■ EXERCISE DIRECTIONS ■
Only the lines from the one with "Write the Plotly code for this chart." through the one with "fig = go.Figure()", inclusive, should be echoed exactly; pictures are left out.

>>>

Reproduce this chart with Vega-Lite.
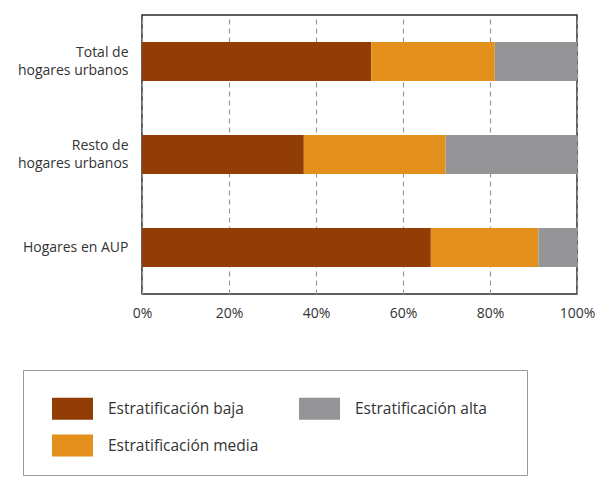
{
  "$schema": "https://vega.github.io/schema/vega-lite/v6.json",
  "autosize": "none",
  "padding": {"left": 142, "top": 15, "right": 18, "bottom": 191},
  "width": 435,
  "height": 279,
  "background": "white",
  "config": {
    "font": "Open Sans",
    "view": {"stroke": "#2b2b2b", "strokeWidth": 1.5}
  },
  "data": {
    "values": [
      {"grupo": "Total de\nhogares urbanos", "estrato": "Estratificación baja", "orden": 1, "valor": 52.7},
      {"grupo": "Total de\nhogares urbanos", "estrato": "Estratificación media", "orden": 2, "valor": 28.4},
      {"grupo": "Total de\nhogares urbanos", "estrato": "Estratificación alta", "orden": 3, "valor": 18.9},
      {"grupo": "Resto de\nhogares urbanos", "estrato": "Estratificación baja", "orden": 1, "valor": 37.2},
      {"grupo": "Resto de\nhogares urbanos", "estrato": "Estratificación media", "orden": 2, "valor": 32.6},
      {"grupo": "Resto de\nhogares urbanos", "estrato": "Estratificación alta", "orden": 3, "valor": 30.2},
      {"grupo": "Hogares en AUP", "estrato": "Estratificación baja", "orden": 1, "valor": 66.4},
      {"grupo": "Hogares en AUP", "estrato": "Estratificación media", "orden": 2, "valor": 24.7},
      {"grupo": "Hogares en AUP", "estrato": "Estratificación alta", "orden": 3, "valor": 8.9}
    ]
  },
  "mark": {"type": "bar"},
  "encoding": {
    "y": {
      "field": "grupo",
      "type": "nominal",
      "sort": null,
      "scale": {"paddingInner": 0.58, "paddingOuter": 0.29},
      "axis": {
        "title": null,
        "domain": false,
        "ticks": false,
        "labelPadding": 14,
        "labelFontSize": 14,
        "labelLineHeight": 18,
        "labelColor": "#333",
        "labelExpr": "split(datum.value, '\\n')",
        "labelOffset": {"condition": {"test": "indexof(datum.value, '\\n') >= 0", "value": -9}, "value": 0}
      }
    },
    "x": {
      "field": "valor",
      "type": "quantitative",
      "stack": "zero",
      "scale": {"domain": [0, 100], "nice": false},
      "axis": {
        "title": null,
        "values": [0, 20, 40, 60, 80, 100],
        "labelExpr": "datum.value + '%'",
        "labelFlush": false,
        "domain": false,
        "ticks": false,
        "labelPadding": 12,
        "labelFontSize": 14,
        "labelColor": "#333",
        "gridColor": "#999",
        "gridDash": [5, 4],
        "gridWidth": 1.2
      }
    },
    "order": {"field": "orden", "type": "quantitative"},
    "color": {
      "field": "estrato",
      "type": "nominal",
      "scale": {
        "domain": ["Estratificación baja", "Estratificación media", "Estratificación alta"],
        "range": ["#923c06", "#e4901d", "#959598"]
      },
      "legend": {
        "title": " ",
        "titleOrient": "right",
        "titlePadding": 22,
        "orient": "none",
        "legendX": -119,
        "legendY": 355,
        "direction": "horizontal",
        "columns": 2,
        "values": ["Estratificación baja", "Estratificación alta", "Estratificación media"],
        "symbolType": "M-1,-0.537L1,-0.537L1,0.537L-1,0.537Z",
        "symbolSize": 1681,
        "symbolStrokeWidth": 0,
        "symbolOpacity": 1,
        "symbolOffset": 11,
        "labelFontSize": 15.5,
        "labelColor": "#333",
        "labelOffset": 15,
        "columnPadding": 29,
        "rowPadding": 5,
        "padding": 18,
        "strokeColor": "#999",
        "fillColor": "white"
      }
    }
  }
}
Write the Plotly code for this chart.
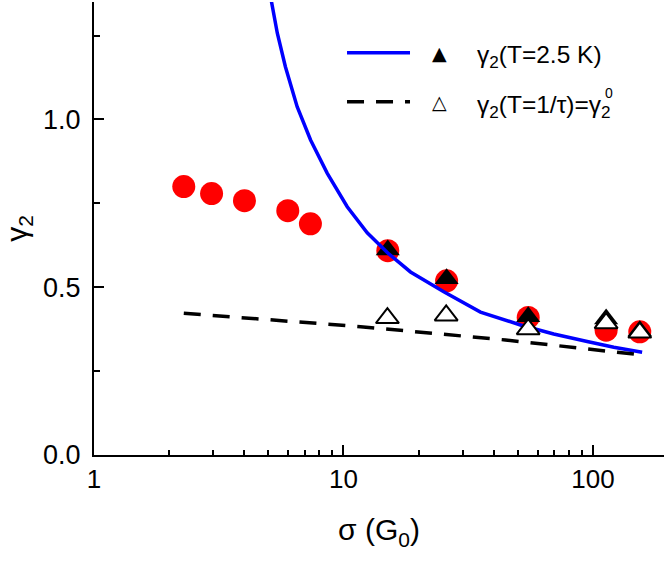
import numpy as np
import plotly.graph_objects as go

# pontos vermelhos (circulos)
sigma_red = [2.29, 2.96, 4.01, 5.98, 7.37, 15.05, 25.9, 55.0, 112.9, 154.0]
gamma_red = [0.800, 0.779, 0.758, 0.728, 0.689, 0.609, 0.519, 0.410, 0.372, 0.367]

# gamma2 (T=2.5 K) - triangulos cheios
sigma_t25 = [15.05, 25.9, 55.0, 112.9, 154.0]
gamma_t25 = [0.611, 0.525, 0.412, 0.405, 0.370]

# gamma2 (T=1/tau) - triangulos abertos
sigma_t0 = [15.0, 25.8, 55.0, 112.9, 154.0]
gamma_t0 = [0.408, 0.416, 0.375, 0.393, 0.365]

# curva azul
sigma_fit = [5.13, 5.43, 5.85, 6.52, 7.38, 8.60, 10.35, 12.45, 15.05, 18.56,
             25.23, 35.4, 51.2, 69.6, 94.8, 121.2, 157.4]
gamma_fit = [1.356, 1.257, 1.157, 1.038, 0.939, 0.840, 0.740, 0.662, 0.602, 0.5455,
             0.4866, 0.426, 0.3875, 0.3607, 0.3383, 0.321, 0.306]

# curva tracejada
sigma_dash = [2.29, 5.10, 11.70, 44.6, 157.4]
gamma_dash = [0.4224, 0.4024, 0.3824, 0.3428, 0.2981]

x_ticks = [1, 10, 100]
x_ticktext = ["1", "10", "100"]
y_ticks = [0, 0.5, 1.0]
y_ticktext = ["0.0", "0.5", "1.0"]

FONT = "Arial, Liberation Sans, sans-serif"

fig = go.Figure()

fig.add_trace(go.Scatter(x=sigma_red, y=gamma_red, mode="markers",
                         marker=dict(symbol="circle", size=23, color="#ff0000", line=dict(width=0))))
fig.add_trace(go.Scatter(x=sigma_t25, y=gamma_t25, mode="markers",
                         marker=dict(symbol="triangle-up", size=21, color="black", line=dict(width=0))))
fig.add_trace(go.Scatter(x=sigma_fit, y=gamma_fit, mode="lines",
                         line=dict(color="#0000ff", width=3.5)))
fig.add_trace(go.Scatter(x=sigma_dash, y=gamma_dash, mode="lines",
                         line=dict(color="black", width=3.5, dash="17px,12px")))
fig.add_trace(go.Scatter(x=sigma_t0, y=gamma_t0, mode="markers",
                         marker=dict(symbol="triangle-up", size=20, color="white",
                                     line=dict(width=2, color="black"))))

# legenda feita a mao (estilo Origin)
x0_leg, x1_leg = 0.4439, 0.5544
y_row1, y_row2 = 0.888, 0.780
fig.add_shape(type="line", xref="paper", yref="paper", x0=x0_leg, x1=x1_leg, y0=y_row1, y1=y_row1,
              line=dict(color="#0000ff", width=3.5))
fig.add_shape(type="line", xref="paper", yref="paper", x0=x0_leg, x1=x1_leg, y0=y_row2, y1=y_row2,
              line=dict(color="black", width=3.5, dash="17px,12px"))
fig.add_annotation(x=0.607, y=y_row1, xref="paper", yref="paper", text="▲", showarrow=False,
                   xanchor="center", yanchor="middle",
                   font=dict(family="DejaVu Sans", size=19, color="black"))
fig.add_annotation(x=0.607, y=y_row2, xref="paper", yref="paper", text="△", showarrow=False,
                   xanchor="center", yanchor="middle",
                   font=dict(family="DejaVu Sans", size=19, color="black"))
fig.add_annotation(x=0.668, y=0.8786, xref="paper", yref="paper", xanchor="left", yanchor="middle",
                   text="γ<sub>2</sub>(T=2.5 K)", showarrow=False,
                   font=dict(family=FONT, size=24.5, color="black"))
fig.add_annotation(x=0.668, y=0.7704, xref="paper", yref="paper", xanchor="left", yanchor="middle",
                   text="γ<sub>2</sub>(T=1/τ)=γ<sub>2</sub>", showarrow=False,
                   font=dict(family=FONT, size=24.5, color="black"))
fig.add_annotation(x=0.9035, y=0.7985, xref="paper", yref="paper", xanchor="center", yanchor="middle",
                   text="0", showarrow=False,
                   font=dict(family=FONT, size=14, color="black"))

fig.update_layout(
    width=664, height=563,
    margin=dict(l=94, r=0, t=2, b=108),
    plot_bgcolor="white", paper_bgcolor="white",
    showlegend=False,
    font=dict(family=FONT, color="black"),
)
fig.update_xaxes(
    type="log", range=[0, np.log10(192.6)], automargin=False,
    showline=True, linewidth=2, linecolor="black",
    showgrid=False, zeroline=False,
    ticks="inside", ticklen=10, tickwidth=2, tickcolor="black",
    tickvals=x_ticks, ticktext=x_ticktext,
    tickfont=dict(size=26), ticklabelstandoff=0,
    minor=dict(ticks="inside", ticklen=5, tickwidth=2, tickcolor="black",
               tickvals=[2, 3, 4, 5, 6, 7, 8, 9, 20, 30, 40, 50, 60, 70, 80, 90], showgrid=False),
    title=dict(text="σ (G<sub>0</sub>)", font=dict(size=30), standoff=26),
)
fig.update_yaxes(
    range=[0, 1.35], automargin=False,
    showline=True, linewidth=2, linecolor="black",
    showgrid=False, zeroline=False,
    ticks="inside", ticklen=10, tickwidth=2, tickcolor="black",
    tickvals=y_ticks, ticktext=y_ticktext,
    tickfont=dict(size=27), ticklabelstandoff=6,
    minor=dict(ticks="inside", ticklen=6, tickwidth=2, tickcolor="black",
               tickvals=[0.25, 0.75, 1.25], showgrid=False),
    title=dict(text="γ<sub>2</sub>", font=dict(size=30), standoff=10),
)

# tira a margem padrao do body para o grafico ficar no canto
fig.write_html("out.html", config={"displayModeBar": False},
               post_script="document.body.style.margin='0';")
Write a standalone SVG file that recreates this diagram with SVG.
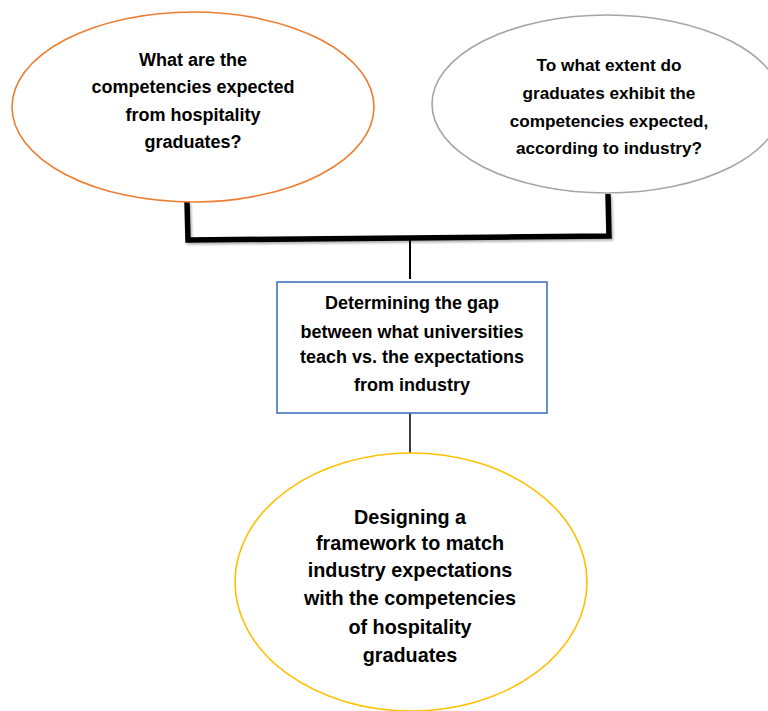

<<<

■ EXPECTED ANSWER ■
Write the Plotly code for this chart.
import numpy as np
import plotly.graph_objects as go

# pontos vermelhos (circulos)
sigma_red = [2.29, 2.96, 4.01, 5.98, 7.37, 15.05, 25.9, 55.0, 112.9, 154.0]
gamma_red = [0.800, 0.779, 0.758, 0.728, 0.689, 0.609, 0.519, 0.410, 0.372, 0.367]

# gamma2 (T=2.5 K) - triangulos cheios
sigma_t25 = [15.05, 25.9, 55.0, 112.9, 154.0]
gamma_t25 = [0.611, 0.525, 0.412, 0.405, 0.370]

# gamma2 (T=1/tau) - triangulos abertos
sigma_t0 = [15.0, 25.8, 55.0, 112.9, 154.0]
gamma_t0 = [0.408, 0.416, 0.375, 0.393, 0.365]

# curva azul
sigma_fit = [5.13, 5.43, 5.85, 6.52, 7.38, 8.60, 10.35, 12.45, 15.05, 18.56,
             25.23, 35.4, 51.2, 69.6, 94.8, 121.2, 157.4]
gamma_fit = [1.356, 1.257, 1.157, 1.038, 0.939, 0.840, 0.740, 0.662, 0.602, 0.5455,
             0.4866, 0.426, 0.3875, 0.3607, 0.3383, 0.321, 0.306]

# curva tracejada
sigma_dash = [2.29, 5.10, 11.70, 44.6, 157.4]
gamma_dash = [0.4224, 0.4024, 0.3824, 0.3428, 0.2981]

x_ticks = [1, 10, 100]
x_ticktext = ["1", "10", "100"]
y_ticks = [0, 0.5, 1.0]
y_ticktext = ["0.0", "0.5", "1.0"]

FONT = "Arial, Liberation Sans, sans-serif"

fig = go.Figure()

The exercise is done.